Skip the pictures. Transcribe the rest of the data below without changing a word.

▬▬▬

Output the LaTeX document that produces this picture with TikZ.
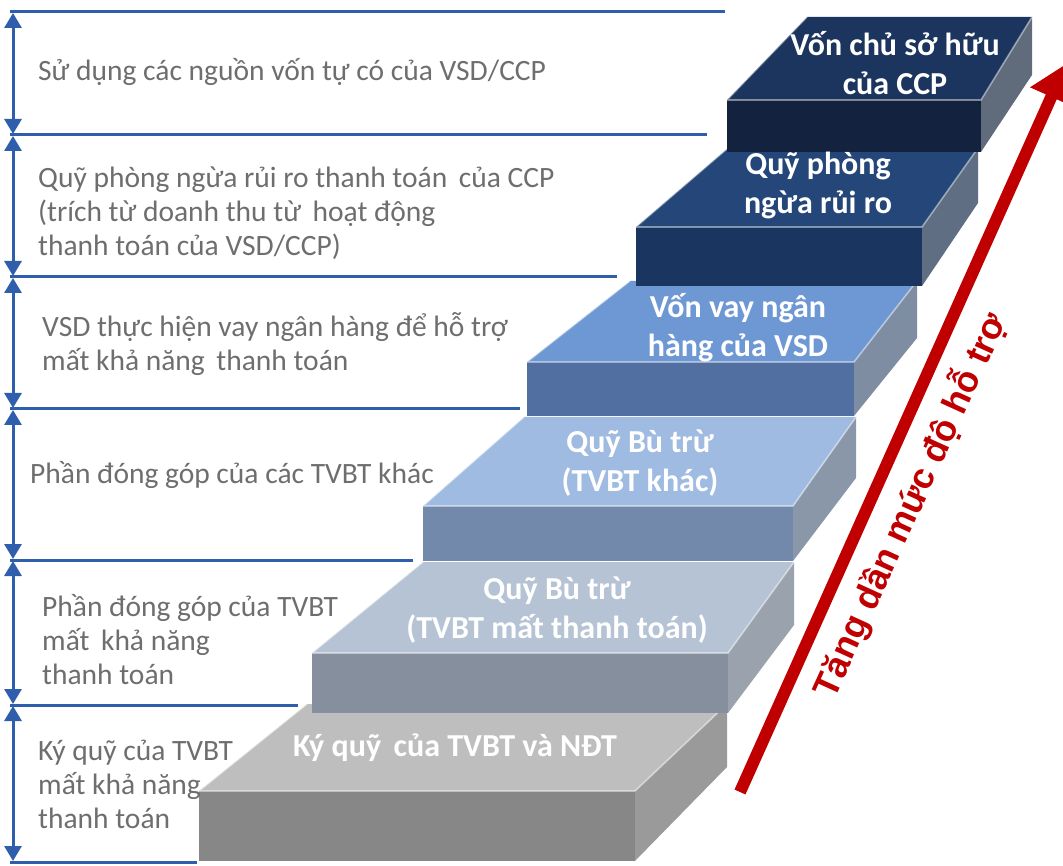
\documentclass[tikz,border=0pt]{standalone}
\usepackage{fontspec}
\setmainfont{Carlito}
\newfontfamily\risefont{Liberation Sans}
\usetikzlibrary{arrows.meta}

\definecolor{guide}{HTML}{2F5FAC}
\definecolor{notegray}{HTML}{6E6E6E}
\definecolor{rise}{HTML}{C00000}

% step palettes: top face, front face, right face
\definecolor{s1t}{HTML}{BEBEBE}\definecolor{s1f}{HTML}{878787}\definecolor{s1s}{HTML}{9A9A9A}
\definecolor{s2t}{HTML}{B5C3D4}\definecolor{s2f}{HTML}{858F9D}\definecolor{s2s}{HTML}{9AA2AD}
\definecolor{s3t}{HTML}{A0BBE2}\definecolor{s3f}{HTML}{7389AB}\definecolor{s3s}{HTML}{8A97A8}
\definecolor{s4t}{HTML}{6E98D4}\definecolor{s4f}{HTML}{516FA0}\definecolor{s4s}{HTML}{7E8DA1}
\definecolor{s5t}{HTML}{244679}\definecolor{s5f}{HTML}{1B3561}\definecolor{s5s}{HTML}{5F6E82}
\definecolor{s6t}{HTML}{1C355E}\definecolor{s6f}{HTML}{13223F}\definecolor{s6s}{HTML}{606C7C}

% one stair block: #1 palette prefix, #2 left, #3 right, #4 front top y, #5 bottom y,
% #6 back top y, #7 back-left x, #8 back-right x, #9 back-bottom y of the side face
\newcommand\stairblock[9]{%
  \fill[#1f] (#2,#4) rectangle (#3,#5);
  \fill[#1s] (#3,#4) -- (#8,#6) -- (#8,#9) -- (#3,#5) -- cycle;
  \fill[#1t] (#2,#4) -- (#7,#6) -- (#8,#6) -- (#3,#4) -- cycle;
  \draw[bevel] (#7,#6) -- (#2,#4) -- (#3,#4) -- (#8,#6);
}

\begin{document}
\begin{tikzpicture}[x=1pt,y=-1pt,
  guideline/.style={guide, line width=3pt},
  span/.style={guide, line width=3pt, shorten <=1pt, shorten >=1pt,
    {Triangle[width=17pt,length=15pt]}-{Triangle[width=17pt,length=15pt]}},
  note/.style={anchor=west, align=left, text=notegray, inner sep=0pt,
    font=\fontsize{29.5}{34}\selectfont},
  steplabel/.style={align=center, text=white, inner sep=0pt,
    font=\bfseries\fontsize{32}{39}\selectfont},
  bevel/.style={white, opacity=0.45, line width=1.6pt, line join=round},
  risearrow/.style={rise, line width=12pt, -{Triangle[width=44pt,length=36pt]}},
]
\useasboundingbox (0,0) rectangle (1063,866);

% guide lines separating the levels
\foreach \n/\y/\xr in {0/12/725, 1/135/707, 2/277/617, 3/409/520, 4/560/413, 5/705/298, 6/862/197}{
  \coordinate (gl\n) at (10,\y);
  \coordinate (gr\n) at (\xr,\y);
  \coordinate (ga\n) at (13,\y);
}
\foreach \n in {0,...,6}{ \draw[guideline] (gl\n) -- (gr\n); }
\foreach \a/\b in {0/1,1/2,2/3,3/4,4/5,5/6}{ \draw[span] (ga\a) -- (ga\b); }

% the staircase, lowest block first
\stairblock{s1}{199}{635}{791}{861}{704}{307}{727}{767}
\stairblock{s2}{312}{728}{653}{713}{562}{423}{794}{625}
\stairblock{s3}{423}{793}{506}{561}{417}{524}{856}{478}
\stairblock{s4}{527}{854}{362}{416}{281}{630}{917}{338}
\stairblock{s5}{636}{922}{227}{286}{148}{728}{978}{203}
\stairblock{s6}{727}{981}{100}{152}{17}{807}{1032}{75}

% labels on the blocks
\node[steplabel] (b1) at (455,748) {Ký quỹ\, của TVBT và NĐT};
\node[steplabel] (b2) at (557,610) {Quỹ Bù trừ\\(TVBT mất thanh toán)};
\node[steplabel] (b3) at (640,463) {Quỹ Bù trừ\\(TVBT khác)};
\node[steplabel] (b4) at (738,328) {Vốn vay ngân\\hàng của VSD};
\node[steplabel] (b5) at (818,185) {Quỹ phòng\\ngừa rủi ro};
\node[steplabel] (b6) at (895,63) {Vốn chủ sở hữu\\của CCP};

% descriptions beside the levels
\node[note] (n6) at (38,72) {Sử dụng các nguồn vốn tự có của VSD/CCP};
\node[note] (n5) at (38,213) {Quỹ phòng ngừa rủi ro thanh toán\, của CCP\\(trích từ doanh thu từ\, hoạt động\\thanh toán của VSD/CCP)};
\node[note] (n4) at (42,344) {VSD thực hiện vay ngân hàng để hỗ trợ\\mất khả năng\, thanh toán};
\node[note] (n3) at (30,475) {Phần đóng góp của các TVBT khác};
\node[note] (n2) at (42,640) {Phần đóng góp của TVBT\\mất\, khả năng\\thanh toán};
\node[note] (n1) at (38,784) {Ký quỹ của TVBT\\mất khả năng\\thanh toán};

% rising arrow with its caption
\coordinate (ra) at (740,792);
\coordinate (rb) at (1066,64);
\draw[risearrow] (ra) -- (rb);
\node[text=rise, font=\risefont\bfseries\fontsize{36}{40}\selectfont, rotate=65.5, inner sep=0pt] (cap) at (910,505) {Tăng dần mức độ hỗ trợ};
\end{tikzpicture}
\end{document}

▬▬▬

*Response to the task*.
Output the LaTeX document that produces this picture with TikZ.
\documentclass[tikz,border=0pt]{standalone}
\usepackage{fontspec}
\setmainfont{Carlito}
\newfontfamily\risefont{Liberation Sans}
\usetikzlibrary{arrows.meta}

\definecolor{guide}{HTML}{2F5FAC}
\definecolor{notegray}{HTML}{6E6E6E}
\definecolor{rise}{HTML}{C00000}

% step palettes: top face, front face, right face
\definecolor{s1t}{HTML}{BEBEBE}\definecolor{s1f}{HTML}{878787}\definecolor{s1s}{HTML}{9A9A9A}
\definecolor{s2t}{HTML}{B5C3D4}\definecolor{s2f}{HTML}{858F9D}\definecolor{s2s}{HTML}{9AA2AD}
\definecolor{s3t}{HTML}{A0BBE2}\definecolor{s3f}{HTML}{7389AB}\definecolor{s3s}{HTML}{8A97A8}
\definecolor{s4t}{HTML}{6E98D4}\definecolor{s4f}{HTML}{516FA0}\definecolor{s4s}{HTML}{7E8DA1}
\definecolor{s5t}{HTML}{244679}\definecolor{s5f}{HTML}{1B3561}\definecolor{s5s}{HTML}{5F6E82}
\definecolor{s6t}{HTML}{1C355E}\definecolor{s6f}{HTML}{13223F}\definecolor{s6s}{HTML}{606C7C}

% one stair block: #1 palette prefix, #2 left, #3 right, #4 front top y, #5 bottom y,
% #6 back top y, #7 back-left x, #8 back-right x, #9 back-bottom y of the side face
\newcommand\stairblock[9]{%
  \fill[#1f] (#2,#4) rectangle (#3,#5);
  \fill[#1s] (#3,#4) -- (#8,#6) -- (#8,#9) -- (#3,#5) -- cycle;
  \fill[#1t] (#2,#4) -- (#7,#6) -- (#8,#6) -- (#3,#4) -- cycle;
  \draw[bevel] (#7,#6) -- (#2,#4) -- (#3,#4) -- (#8,#6);
}

\begin{document}
\begin{tikzpicture}[x=1pt,y=-1pt,
  guideline/.style={guide, line width=3pt},
  span/.style={guide, line width=3pt, shorten <=1pt, shorten >=1pt,
    {Triangle[width=17pt,length=15pt]}-{Triangle[width=17pt,length=15pt]}},
  note/.style={anchor=west, align=left, text=notegray, inner sep=0pt,
    font=\fontsize{29.5}{34}\selectfont},
  steplabel/.style={align=center, text=white, inner sep=0pt,
    font=\bfseries\fontsize{32}{39}\selectfont},
  bevel/.style={white, opacity=0.45, line width=1.6pt, line join=round},
  risearrow/.style={rise, line width=12pt, -{Triangle[width=44pt,length=36pt]}},
]
\useasboundingbox (0,0) rectangle (1063,866);

% guide lines separating the levels
\foreach \n/\y/\xr in {0/12/725, 1/135/707, 2/277/617, 3/409/520, 4/560/413, 5/705/298, 6/862/197}{
  \coordinate (gl\n) at (10,\y);
  \coordinate (gr\n) at (\xr,\y);
  \coordinate (ga\n) at (13,\y);
}
\foreach \n in {0,...,6}{ \draw[guideline] (gl\n) -- (gr\n); }
\foreach \a/\b in {0/1,1/2,2/3,3/4,4/5,5/6}{ \draw[span] (ga\a) -- (ga\b); }

% the staircase, lowest block first
\stairblock{s1}{199}{635}{791}{861}{704}{307}{727}{767}
\stairblock{s2}{312}{728}{653}{713}{562}{423}{794}{625}
\stairblock{s3}{423}{793}{506}{561}{417}{524}{856}{478}
\stairblock{s4}{527}{854}{362}{416}{281}{630}{917}{338}
\stairblock{s5}{636}{922}{227}{286}{148}{728}{978}{203}
\stairblock{s6}{727}{981}{100}{152}{17}{807}{1032}{75}

% labels on the blocks
\node[steplabel] (b1) at (455,748) {Ký quỹ\, của TVBT và NĐT};
\node[steplabel] (b2) at (557,610) {Quỹ Bù trừ\\(TVBT mất thanh toán)};
\node[steplabel] (b3) at (640,463) {Quỹ Bù trừ\\(TVBT khác)};
\node[steplabel] (b4) at (738,328) {Vốn vay ngân\\hàng của VSD};
\node[steplabel] (b5) at (818,185) {Quỹ phòng\\ngừa rủi ro};
\node[steplabel] (b6) at (895,63) {Vốn chủ sở hữu\\của CCP};

% descriptions beside the levels
\node[note] (n6) at (38,72) {Sử dụng các nguồn vốn tự có của VSD/CCP};
\node[note] (n5) at (38,213) {Quỹ phòng ngừa rủi ro thanh toán\, của CCP\\(trích từ doanh thu từ\, hoạt động\\thanh toán của VSD/CCP)};
\node[note] (n4) at (42,344) {VSD thực hiện vay ngân hàng để hỗ trợ\\mất khả năng\, thanh toán};
\node[note] (n3) at (30,475) {Phần đóng góp của các TVBT khác};
\node[note] (n2) at (42,640) {Phần đóng góp của TVBT\\mất\, khả năng\\thanh toán};
\node[note] (n1) at (38,784) {Ký quỹ của TVBT\\mất khả năng\\thanh toán};

% rising arrow with its caption
\coordinate (ra) at (740,792);
\coordinate (rb) at (1066,64);
\draw[risearrow] (ra) -- (rb);
\node[text=rise, font=\risefont\bfseries\fontsize{36}{40}\selectfont, rotate=65.5, inner sep=0pt] (cap) at (910,505) {Tăng dần mức độ hỗ trợ};
\end{tikzpicture}
\end{document}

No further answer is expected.